The success of the Duluth model lies in its coordinated criminal justice response involving close work with the police, prosecutors and judges, and its mandatory rehabilitation programme for batterers, says Ms Peace.

The project, which began on a year long pilot basis, includes training police officers and changing the laws so they may make arrests without witnessing minor assaults. Previously, the onus to press charges was on women.

Officers are empowered to make arrests where there are injuries, even minor ones. They also write more detailed arrest reports and take photographs to help build a strong prosecution case.

The subsequent prosecution case works, says Ms Pence, on the assumption that the woman will refuse to testify.

"The woman would defend the man for a lot of reasons ... We had to walk a very narrow line between not punishing the victim and gaining the conviction.

"The solution was to build such a strong case so that even if she came in and said `I lied,' we could explain that to the court."

The criminal system is complemented by a fast civil law process which allows women to get protection orders.

According to Ms Peace, arrests have increased tenfold, from 21 during 1980 to around 230 in 1981.

They have stayed at 200 to 250 per year. In 1980, about 5 per cent of minor domestic assault cases resulted in a conviction: that figure is now around 80 per cent.

From 1984 to 1994 there were no domestic related homicides in the city. Previously, several women had been killed in the city every year, according to Ms Pence.

Once convicted, an offender may be sentenced to imprisonment, probation, or a suspended sentence with required attendance at the batterers' group.

For minor assaults, offenders can choose to spend 90 days in jail or attend a weekly batterers' group for 27 weeks. If they fail to attend the group, or hit the woman again, they go to jail.

The group's programme is based on the belief that domestic abuse is about power. Men are encouraged to confront their "controlling and abusive" behaviour and work on ways of coping with conflict.

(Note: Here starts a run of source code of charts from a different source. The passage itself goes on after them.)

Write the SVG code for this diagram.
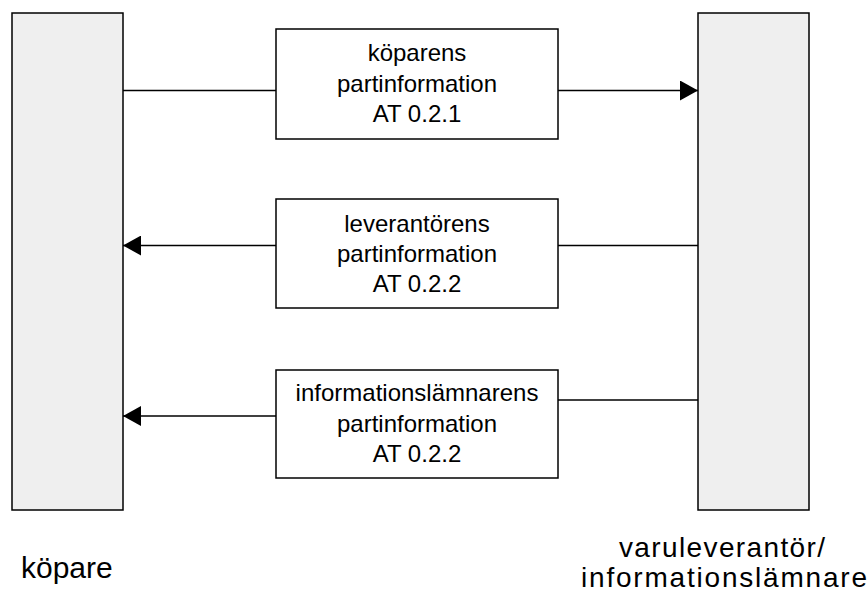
<svg xmlns="http://www.w3.org/2000/svg" width="868" height="596" viewBox="0 0 868 596">
<style>
.actor{fill:#efefef;stroke:#000;stroke-width:1.5}
.box{fill:#fff;stroke:#000;stroke-width:1.5}
.t{font-family:"Liberation Sans",Arial,sans-serif;font-size:24px;fill:#000;text-anchor:middle}
.lbl{font-family:"Liberation Sans",Arial,sans-serif;font-size:30px;fill:#000}
.lbl2{font-family:"Liberation Sans",Arial,sans-serif;font-size:28px;fill:#000}
.c{stroke:#000;stroke-width:1.5;fill:none}
</style>
<defs>
<marker id="ah" markerUnits="userSpaceOnUse" markerWidth="18" markerHeight="20" refX="18" refY="10" orient="auto" viewBox="0 0 18 20">
<path d="M0,0 L18,10 L0,20 z" fill="#000"/>
</marker>
</defs>
<g id="kopare">
<rect class="actor" x="12" y="13" width="111" height="497"/>
<text class="lbl" x="21" y="578">köpare</text>
</g>
<g id="varuleverantor">
<rect class="actor" x="698" y="13" width="111" height="497"/>
<text class="lbl2" x="619" y="557" textLength="206" lengthAdjust="spacing">varuleverantör/</text>
<text class="lbl2" x="581" y="587" textLength="286" lengthAdjust="spacing">informationslämnare</text>
</g>
<g id="msg1">
<rect class="box" x="276" y="29" width="282" height="110"/>
<text class="t" x="417" y="61">köparens</text>
<text class="t" x="417" y="92">partinformation</text>
<text class="t" x="417" y="122">AT 0.2.1</text>
</g>
<g id="msg2">
<rect class="box" x="276" y="199" width="282" height="109"/>
<text class="t" x="417" y="232">leverantörens</text>
<text class="t" x="417" y="262">partinformation</text>
<text class="t" x="417" y="292">AT 0.2.2</text>
</g>
<g id="msg3">
<rect class="box" x="276" y="370" width="282" height="108"/>
<text class="t" x="417" y="401">informationslämnarens</text>
<text class="t" x="417" y="432">partinformation</text>
<text class="t" x="417" y="462">AT 0.2.2</text>
</g>
<g id="connectors">
<line class="c" x1="123" y1="90.5" x2="276" y2="90.5"/>
<line class="c" x1="558" y1="90.5" x2="698" y2="90.5" marker-end="url(#ah)"/>
<line class="c" x1="698" y1="245.5" x2="558" y2="245.5"/>
<line class="c" x1="276" y1="245.5" x2="123" y2="245.5" marker-end="url(#ah)"/>
<line class="c" x1="698" y1="400" x2="558" y2="400"/>
<line class="c" x1="276" y1="416" x2="123" y2="416" marker-end="url(#ah)"/>
</g>
</svg>
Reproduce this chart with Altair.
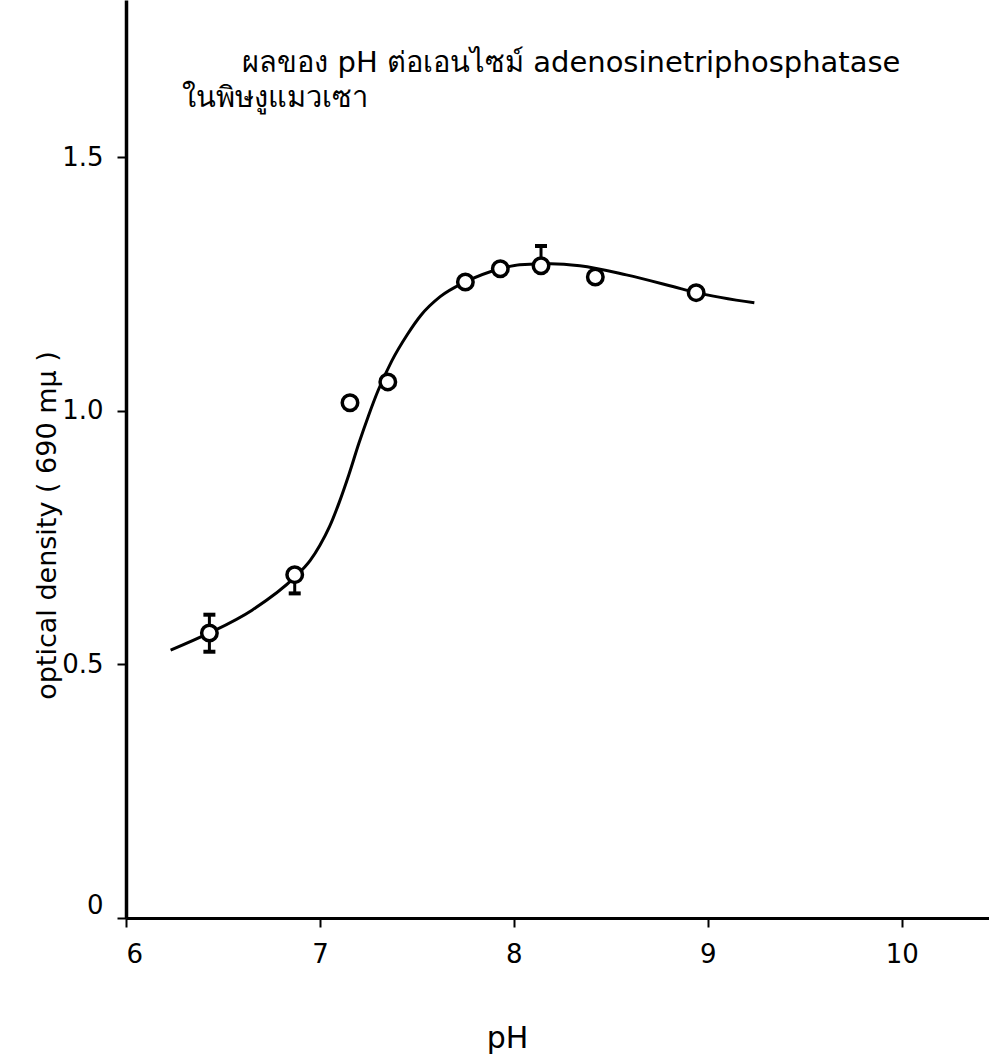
import altair as alt
import pandas as pd

# measured points
ph = [6.43, 6.87, 7.155, 7.35, 7.75, 7.93, 8.14, 8.42, 8.94]
od = [0.562, 0.677, 1.016, 1.057, 1.254, 1.280, 1.286, 1.264, 1.233]

# error bars
err_ph = [6.43, 6.87, 8.14]
err_lo = [0.525, 0.640, 1.286]
err_hi = [0.598, 0.677, 1.325]
cap_lo_ph = [6.43, 6.87]
cap_lo = [0.525, 0.640]
cap_hi_ph = [6.43, 8.14]
cap_hi = [0.598, 1.325]

# fitted curve
curve_ph = [6.23, 6.43, 6.65, 6.87, 6.95, 7.0, 7.05, 7.1, 7.15, 7.2, 7.25, 7.3, 7.37,
            7.45, 7.52, 7.62, 7.75, 7.93, 8.03, 8.19, 8.34, 8.58, 8.82, 8.94, 9.24]
curve_od = [0.528, 0.562, 0.607, 0.672, 0.705, 0.735, 0.772, 0.82, 0.875, 0.935, 0.99, 1.04, 1.098,
            1.150, 1.188, 1.225, 1.254, 1.280, 1.288, 1.290, 1.286, 1.268, 1.245, 1.233, 1.213]

title_lines = ["ผลของ pH ต่อเอนไซม์ adenosinetriphosphatase", "ในพิษงูแมวเซา"]
title_ph = [6.6, 6.29]
title_od = [1.668, 1.600]

x_ticks = [6, 7, 8, 9, 10]
y_ticks = [0, 0.5, 1.0, 1.5]

FONT = "DejaVu Sans"
xs = alt.Scale(domain=[6, 10.45], nice=False, zero=False)
ys = alt.Scale(domain=[0, 1.81], nice=False, zero=False)

pts = pd.DataFrame({"ph": ph, "od": od})
errs = pd.DataFrame({"ph": err_ph, "lo": err_lo, "hi": err_hi})
caps_l = pd.DataFrame({"ph": cap_lo_ph, "od": cap_lo})
caps_h = pd.DataFrame({"ph": cap_hi_ph, "od": cap_hi})
crv = pd.DataFrame({"ph": curve_ph, "od": curve_od})
ttl = pd.DataFrame({"ph": title_ph, "od": title_od, "t": title_lines})

xaxis = alt.Axis(values=x_ticks, format="d", grid=False, domainColor="black", domainWidth=3,
                 tickColor="black", tickWidth=2, tickSize=9, labelFontSize=26, labelColor="black",
                 labelFont=FONT, labelPadding=14, labelFlush=True,
                 title="pH", titleFontSize=30, titleFont=FONT, titleFontWeight="normal",
                 titleColor="black", titleX=381, titleY=120, titleAlign="center", titleBaseline="middle")
yaxis = alt.Axis(values=y_ticks, grid=False, domainColor="black", domainWidth=3.5,
                 tickColor="black", tickWidth=2, tickSize=9, labelFontSize=26, labelColor="black",
                 labelFont=FONT, labelPadding=14, labelFlush=True,
                 labelExpr="datum.value == 0 ? '0' : format(datum.value, '.1f')",
                 title="optical density ( 690 mμ )", titleFontSize=27, titleFont=FONT,
                 titleFontWeight="normal", titleColor="black", titleX=-79, titleY=525,
                 titleAlign="center", titleBaseline="middle")

line = alt.Chart(crv).mark_line(color="black", strokeWidth=3, interpolate="monotone").encode(
    x=alt.X("ph:Q", scale=xs, axis=xaxis),
    y=alt.Y("od:Q", scale=ys, axis=yaxis),
)
rules = alt.Chart(errs).mark_rule(color="black", strokeWidth=3, opacity=1).encode(
    x=alt.X("ph:Q", scale=xs), y=alt.Y("lo:Q", scale=ys), y2="hi:Q")
capl = alt.Chart(caps_l).mark_tick(color="black", orient="horizontal", size=12, thickness=4,
                                   opacity=1).encode(
    x=alt.X("ph:Q", scale=xs), y=alt.Y("od:Q", scale=ys))
caph = alt.Chart(caps_h).mark_tick(color="black", orient="horizontal", size=12, thickness=4,
                                   opacity=1).encode(
    x=alt.X("ph:Q", scale=xs), y=alt.Y("od:Q", scale=ys))
circ = alt.Chart(pts).mark_point(shape="circle", size=240, filled=False, fill="white", fillOpacity=1,
                                 stroke="black", strokeWidth=3.5, opacity=1).encode(
    x=alt.X("ph:Q", scale=xs), y=alt.Y("od:Q", scale=ys))
txt = alt.Chart(ttl).mark_text(align="left", baseline="alphabetic", fontSize=29, font=FONT,
                               color="black").encode(
    x=alt.X("ph:Q", scale=xs), y=alt.Y("od:Q", scale=ys), text="t:N")

chart = alt.layer(line, rules, capl, caph, circ, txt).properties(
    width=863, height=918,
    background="white",
    autosize=alt.AutoSizeParams(type="none"),
    padding={"left": 126, "top": 0, "right": 0, "bottom": 145},
).configure_view(stroke=None, strokeWidth=0)

chart.save("out.html", embed_options={"renderer": "svg", "actions": False})
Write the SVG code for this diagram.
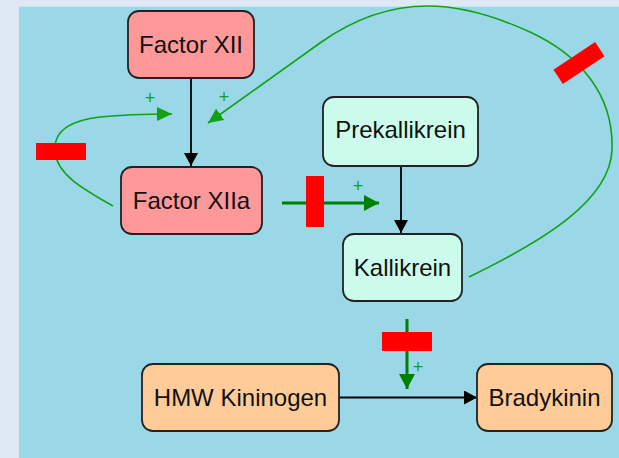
<svg xmlns="http://www.w3.org/2000/svg" width="619" height="458" viewBox="0 0 619 458">
<defs>
<marker id="blk" markerUnits="userSpaceOnUse" markerWidth="14" markerHeight="14" refX="13" refY="7" orient="auto"><path d="M0,0 L13,7 L0,14 z" fill="#000"/></marker>
<marker id="grn" markerUnits="userSpaceOnUse" markerWidth="16" markerHeight="14" refX="15" refY="7" orient="auto"><path d="M0,0 L15,7 L0,14 z" fill="#14a014"/></marker>
<marker id="grn2" markerUnits="userSpaceOnUse" markerWidth="16" markerHeight="16" refX="15" refY="8" orient="auto"><path d="M0,0 L15,8 L0,16 z" fill="#008000"/></marker>
<style>
.node rect{stroke:#222;stroke-width:1.8}
.red{fill:#ff0000}
.lbl{font-family:"Liberation Sans",Arial,sans-serif;font-size:24px;fill:#111;text-anchor:middle}
.pl{font-family:"Liberation Sans",Arial,sans-serif;font-size:18px;fill:#14a014;text-anchor:middle}
.thin{fill:none;stroke:#14a014;stroke-width:1.6}
.thick{fill:none;stroke:#008000;stroke-width:3}
.blk{fill:none;stroke:#000;stroke-width:1.8}
.pink{fill:#ff9999}.mint{fill:#ccfcec}.peach{fill:#ffcc99}
</style>
</defs>
<rect x="0" y="0" width="619" height="458" fill="#dfe9f5"/>
<rect x="19" y="6" width="600" height="452" fill="#9ad8e8"/>
<line x1="19" y1="6.5" x2="619" y2="6.5" stroke="#c2e6f0" stroke-width="1"/>
<g id="connectors">
<path class="blk" d="M191,78 L191,166" marker-end="url(#blk)"/>
<path class="blk" d="M401,166 L401,233" marker-end="url(#blk)"/>
<path class="blk" d="M339,397.5 L477,397.5" marker-end="url(#blk)"/>
<path class="thin" d="M113,206 C85,190 57,175 55,152 C53,128 75,120 100,117 C120,115 150,114 172,114" marker-end="url(#grn)"/>
<rect class="red" x="36" y="143" width="50" height="17"/>
<text class="pl" x="150" y="104">+</text>
<path class="thin" d="M469,277 C545,240 610,200 612,150 C614,95 580,55 530,32 C495,16 460,6 428,6 C390,6 355,18 320,43 L208,123" marker-end="url(#grn)"/>
<rect class="red" x="554" y="54.5" width="50" height="17" transform="rotate(-33.5 579 63)"/>
<text class="pl" x="224" y="103">+</text>
<path class="thick" d="M282,203 L379,203" marker-end="url(#grn2)"/>
<rect class="red" x="306" y="176" width="18" height="51"/>
<text class="pl" x="358" y="192">+</text>
<path class="thick" d="M407,319 L407,389" marker-end="url(#grn2)"/>
<rect class="red" x="382" y="332" width="50" height="19"/>
<text class="pl" x="418" y="373">+</text>
</g>
<g id="factor-xii" class="node"><rect class="pink" x="128" y="11" width="126" height="67" rx="11"/><text class="lbl" x="191" y="53">Factor XII</text></g>
<g id="factor-xiia" class="node"><rect class="pink" x="121" y="167" width="141" height="67" rx="11"/><text class="lbl" x="191.5" y="208.5">Factor XIIa</text></g>
<g id="prekallikrein" class="node"><rect class="mint" x="323" y="97" width="155" height="69" rx="11"/><text class="lbl" x="400.5" y="138">Prekallikrein</text></g>
<g id="kallikrein" class="node"><rect class="mint" x="343" y="234" width="119" height="67" rx="11"/><text class="lbl" x="402.5" y="276">Kallikrein</text></g>
<g id="hmw-kininogen" class="node"><rect class="peach" x="142" y="364" width="197" height="67" rx="11"/><text class="lbl" x="240.5" y="406">HMW Kininogen</text></g>
<g id="bradykinin" class="node"><rect class="peach" x="477" y="364" width="135" height="67" rx="11"/><text class="lbl" x="544.5" y="406">Bradykinin</text></g>
</svg>
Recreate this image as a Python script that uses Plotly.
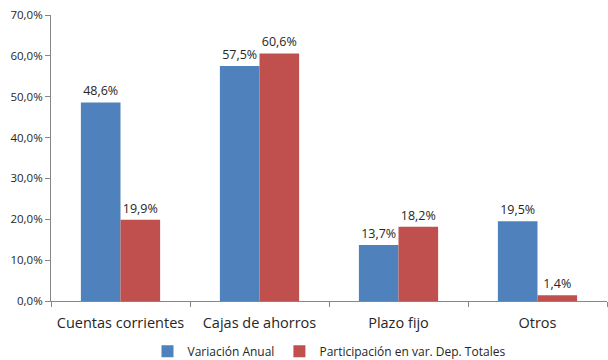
import plotly.graph_objects as go

categorias = ["Cuentas corrientes", "Cajas de ahorros", "Plazo fijo", "Otros"]
variacion_anual = [48.6, 57.5, 13.7, 19.5]
participacion = [19.9, 60.6, 18.2, 1.4]
ytick_vals = [0, 10, 20, 30, 40, 50, 60, 70]
ytick_text = [f"{v:.1f}%".replace(".", ",") for v in ytick_vals]

FONT = "Open Sans, Liberation Sans, sans-serif"
TXT = "#262626"

fig = go.Figure()
fig.add_trace(go.Bar(
    x=categorias, y=variacion_anual, name="Variación Anual",
    marker=dict(color="#4F81BD", line=dict(width=0)),
    texttemplate="%{y:.1f}%", textposition="outside",
    textfont=dict(size=12.5, color=TXT, family=FONT), cliponaxis=False,
))
fig.add_trace(go.Bar(
    x=categorias, y=participacion, name="Participación en var. Dep. Totales",
    marker=dict(color="#C0504D", line=dict(width=0)),
    texttemplate="%{y:.1f}%", textposition="outside",
    textfont=dict(size=12.5, color=TXT, family=FONT), cliponaxis=False,
))

fig.update_layout(
    width=608, height=360,
    margin=dict(l=51, r=1, t=15, b=59, autoexpand=False),
    paper_bgcolor="white", plot_bgcolor="white",
    separators=",.",
    barmode="group", bargap=0.43, bargroupgap=0,
    font=dict(family=FONT, color=TXT),
    showlegend=True,
    legend=dict(orientation="h", x=0.5, xanchor="center",
                yref="paper", y=-0.125, yanchor="top",
                font=dict(size=12, color=TXT, family=FONT),
                itemwidth=30, traceorder="normal"),
)
fig.update_xaxes(
    showline=True, linecolor="#868686", linewidth=1,
    ticks="outside", tickson="boundaries", ticklen=5, tickcolor="#868686",
    ticklabelstandoff=9,
    tickfont=dict(size=14.5, color=TXT, family=FONT), showgrid=False,
)
fig.update_yaxes(
    range=[0, 70], tickvals=ytick_vals, ticktext=ytick_text,
    showline=True, linecolor="#868686", linewidth=1,
    ticks="outside", ticklen=5, tickcolor="#868686",
    tickfont=dict(size=11.5, color=TXT, family=FONT),
    showgrid=False, zeroline=False,
)

fig.write_html("out.html")
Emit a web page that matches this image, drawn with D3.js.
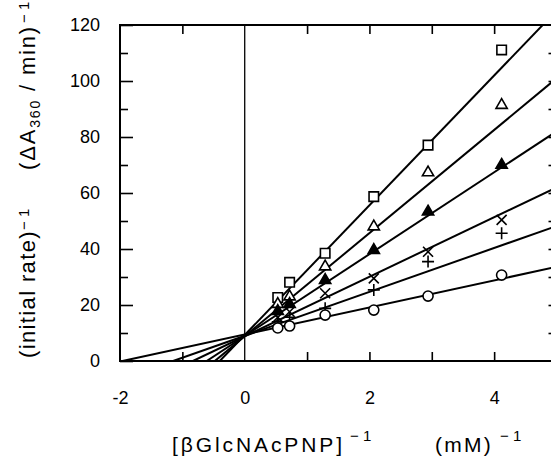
<!DOCTYPE html>
<html>
<head>
<meta charset="utf-8">
<script src="https://cdn.jsdelivr.net/npm/d3@7/dist/d3.min.js"></script>
<style>
  body { margin: 0; background: #fff; }
  text { font-family: "Liberation Sans", Arial, Helvetica, sans-serif; fill: #000; }
</style>
</head>
<body>
<div id="chart"></div>
<script>
// 1/[substrate] values (mM^-1)
var xValues = [0.53, 0.72, 1.29, 2.07, 2.94, 4.12];

// 1/rate for each inhibitor level
var squareVals   = [22.7, 28.1, 38.5, 58.7, 77.1, 111.1];
var triangleVals = [20.3, 23.0, 33.7, 48.0, 67.3, 91.4];
var filledVals   = [17.8, 20.3, 28.9, 39.6, 53.3, 70.0];
var crossVals    = [15.6, 17.6, 24.2, 29.5, 39.0, 50.4];
var plusVals     = [14.0, 15.6, 18.8, 25.4, 35.5, 45.6];
var circleVals   = [11.8, 12.5, 16.4, 18.2, 23.2, 30.7];

// fitted lines: intercept + slope * x
var lineIntercepts = [9.27, 8.84, 8.92, 8.82, 9.0, 9.47];
var lineSlopes     = [23.17, 18.42, 14.62, 10.63, 7.84, 4.83];

var markerTypes = ["square", "triangle", "triangleFilled", "cross", "plus", "circle"];
var seriesVals = [squareVals, triangleVals, filledVals, crossVals, plusVals, circleVals];

var xTickLabels = [-2, 0, 2, 4];
var xTicks = [-1, 1, 2, 3, 4];
var yTickLabels = [0, 20, 40, 60, 80, 100, 120];
var yMinorTicks = [10, 30, 50, 70, 90, 110];
var yRightTicks = [10, 20, 30, 40, 50, 60, 70, 80, 90, 100, 110];

var width = 551, height = 459;
var svg = d3.select("#chart").append("svg")
    .attr("width", width)
    .attr("height", height);

var x = d3.scaleLinear().domain([-2, 5]).range([120, 556.5]);
var y = d3.scaleLinear().domain([0, 120]).range([361, 25]);

svg.append("clipPath").attr("id", "plotclip")
  .append("rect")
    .attr("x", x(-2)).attr("y", y(120))
    .attr("width", x(5) - x(-2)).attr("height", y(0) - y(120));

// axes (ticks point inward)
var leftMajor = svg.append("g").attr("transform", "translate(" + x(-2) + ",0)")
    .call(d3.axisLeft(y).tickValues(yTickLabels).tickSize(-13).tickPadding(20).tickFormat(d3.format("d")));
var leftMinor = svg.append("g").attr("transform", "translate(" + x(-2) + ",0)")
    .call(d3.axisLeft(y).tickValues(yMinorTicks).tickSize(-8).tickFormat(""));
var rightTicks = svg.append("g").attr("transform", "translate(" + x(5) + ",0)")
    .call(d3.axisRight(y).tickValues(yRightTicks).tickSize(-8).tickFormat(""));
var topTicks = svg.append("g").attr("transform", "translate(0," + y(120) + ")")
    .call(d3.axisTop(x).tickValues(xTicks).tickSize(-9).tickFormat(""));
var bottomTicks = svg.append("g").attr("transform", "translate(0," + y(0) + ")")
    .call(d3.axisBottom(x).tickValues(xTicks).tickSize(-9).tickFormat(""));
var bottomLabels = svg.append("g").attr("transform", "translate(0," + y(0) + ")")
    .call(d3.axisBottom(x).tickValues(xTickLabels).tickSize(0).tickPadding(30).tickFormat(d3.format("d")));

svg.selectAll(".domain").remove();
svg.selectAll(".tick line").attr("stroke", "#000").attr("stroke-width", 1.6);
svg.selectAll(".tick text").style("font-size", "18px").attr("fill", "#000");
bottomLabels.selectAll(".tick text").text(function(d) { return d < 0 ? "-" + Math.abs(d) : d; });

// frame
svg.append("rect")
    .attr("x", x(-2)).attr("y", y(120))
    .attr("width", x(5) - x(-2)).attr("height", y(0) - y(120))
    .attr("fill", "none").attr("stroke", "#000").attr("stroke-width", 2);

// x = 0 line
svg.append("line")
    .attr("x1", x(0)).attr("x2", x(0))
    .attr("y1", y(0)).attr("y2", y(120))
    .attr("stroke", "#000").attr("stroke-width", 1.3);

// fitted lines, from the x-intercept to the right edge
var plot = svg.append("g").attr("clip-path", "url(#plotclip)");
lineIntercepts.forEach(function(a, i) {
  var b = lineSlopes[i];
  var x0 = -a / b;
  plot.append("line")
      .attr("x1", x(x0)).attr("y1", y(0))
      .attr("x2", x(5.2)).attr("y2", y(a + b * 5.2))
      .attr("stroke", "#000").attr("stroke-width", 2);
});

// markers
function markerPath(type) {
  if (type == "square") return d3.symbol().type(d3.symbolSquare).size(90)();
  if (type == "triangle" || type == "triangleFilled") return d3.symbol().type(d3.symbolTriangle).size(55)();
  if (type == "circle") return d3.symbol().type(d3.symbolCircle).size(80)();
  if (type == "cross") return "M-5,-5L5,5M-5,5L5,-5";
  if (type == "plus") return "M-6,0L6,0M0,-6L0,6";
}

seriesVals.forEach(function(vals, i) {
  var type = markerTypes[i];
  svg.append("g").selectAll("path")
    .data(vals)
    .enter().append("path")
      .attr("d", markerPath(type))
      .attr("transform", function(d, j) { return "translate(" + x(xValues[j]) + "," + y(d) + ")"; })
      .attr("fill", type == "triangleFilled" ? "#000" : (type == "cross" || type == "plus") ? "none" : "#fff")
      .attr("stroke", "#000")
      .attr("stroke-width", 1.6);
});

// titles: stretch each piece to the measured span
function fitText(sel, target) {
  var n = sel.text().length;
  var natural = sel.node().getComputedTextLength();
  sel.style("letter-spacing", ((target - natural) / n) + "px");
}

var yt1 = svg.append("text")
    .attr("transform", "translate(35,358) rotate(-90)")
    .style("font-size", "22px")
    .text("(initial rate)");
fitText(yt1, 128);
svg.append("text")
    .attr("transform", "translate(29,230) rotate(-90)")
    .style("font-size", "15px")
    .text("\u2212 1");

var yt2 = svg.append("text")
    .attr("transform", "translate(35,170) rotate(-90)")
    .style("font-size", "22px");
yt2.append("tspan").text("(\u0394A");
yt2.append("tspan").text("360").style("font-size", "14px").attr("dy", 5);
yt2.append("tspan").text(" / min)").attr("dy", -5);
fitText(yt2, 145);
svg.append("text")
    .attr("transform", "translate(29,23) rotate(-90)")
    .style("font-size", "15px")
    .text("\u2212 1");

var xt1 = svg.append("text")
    .attr("x", 172).attr("y", 452)
    .style("font-size", "21px")
    .text("[\u03B2GlcNAcPNP]");
fitText(xt1, 173);
svg.append("text")
    .attr("x", 350).attr("y", 441)
    .style("font-size", "15px")
    .text("\u2212 1");

var xt2 = svg.append("text")
    .attr("x", 435).attr("y", 452)
    .style("font-size", "21px")
    .text("(mM)");
fitText(xt2, 58);
svg.append("text")
    .attr("x", 500).attr("y", 441)
    .style("font-size", "15px")
    .text("\u2212 1");
</script>
</body>
</html>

This behaviour may include the man taking the cheque book away from the woman, not allowing her to use the telephone or cutting her off from her friends.

The programme is used in at least 100 different cities around the US, according to Ms Pence who has trained more than 500 agencies in it.

About 50 per cent of the men who attend the groups never hit a woman again.

Ms Pence will be in Dublin tomorrow and Saturday for talks with community groups, Women's Aid, the Domestic Violence Project in Cork and Men Overcoming Violent Emotions, as well as representatives from the probation service, government departments and the Garda.